O panorama cultural descrito pela dupla é outro ponto forte da obra, já que os dois viveram a época e conviveram com todas as pessoas importantes e relevantes, de músicos de outras bandas a produtores, executivos, empresários e jornalistas da área musical. 

A amizade entre Clemente e Paiva, entretanto, abre espaço para abordar assuntos espinhosos, como as épocas de vacas magérrimas para os Inocentes, suas dificuldades financeiras ao longo de quase 40 anos de estrada – desde a pioneira Restos de Nada e a tétrica Condutores de Cadáver -, além de uma conversa franca a respeito do que consideram a morte da cena punk a partir da grande encrenca que ocorreu ao final do festival "Começo do Fim do Mundo", no Sesc Pompéia, em 1982.

Se não há uma grande novidade revelada, sobram histórias de um cotidiano da juventude excluída dos anos 80 que formaram o punk paulistano, o mais relevante no Brasil.

As crônicas indicam que, por trás de todas as tretas e toda a música, havia muito esforço, muito trabalho, muita energia e muita paixão para superar a falta de grana, a perseguição da polícia militar, o preconceito generalizado e um atraso cultural revoltante.

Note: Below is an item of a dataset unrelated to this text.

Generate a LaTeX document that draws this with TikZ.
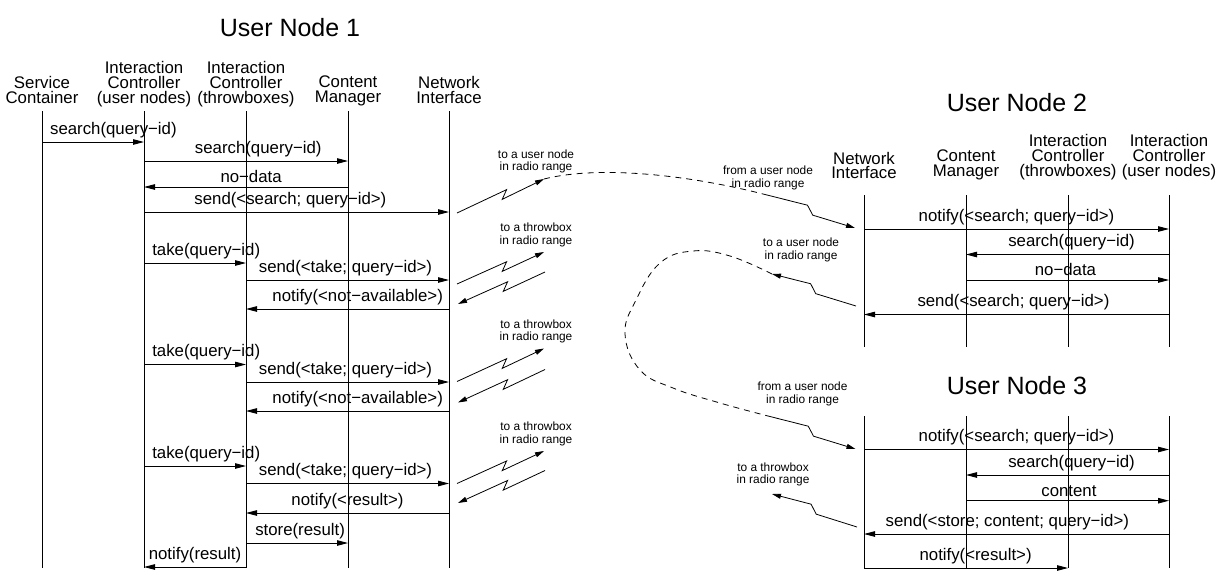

"Meninos em Fúria" tem o grande mérito de jogar luz sobre a garotada excluída da periferia de São Paulo que criou sua própria diversão e seu próprio modo de vida – e sua própria música. As informações sobre o punk rock de São Paulo estão esparsas por reportagens de jornais e revistas ou em teses universitárias. Faltava um livro que costurasse essa história de maneira consistente e coerente.

O livro de Clemente e Paiva está longe de ser a obra definitiva sobre o tema, mas atingiu em cheio o seu objetivo, alterado no andar da carruagem, ao que parece: deixou de ser uma mera autobiografia para se tornar uma crônica muito boa de parte da juventude dos anos 70 e 80.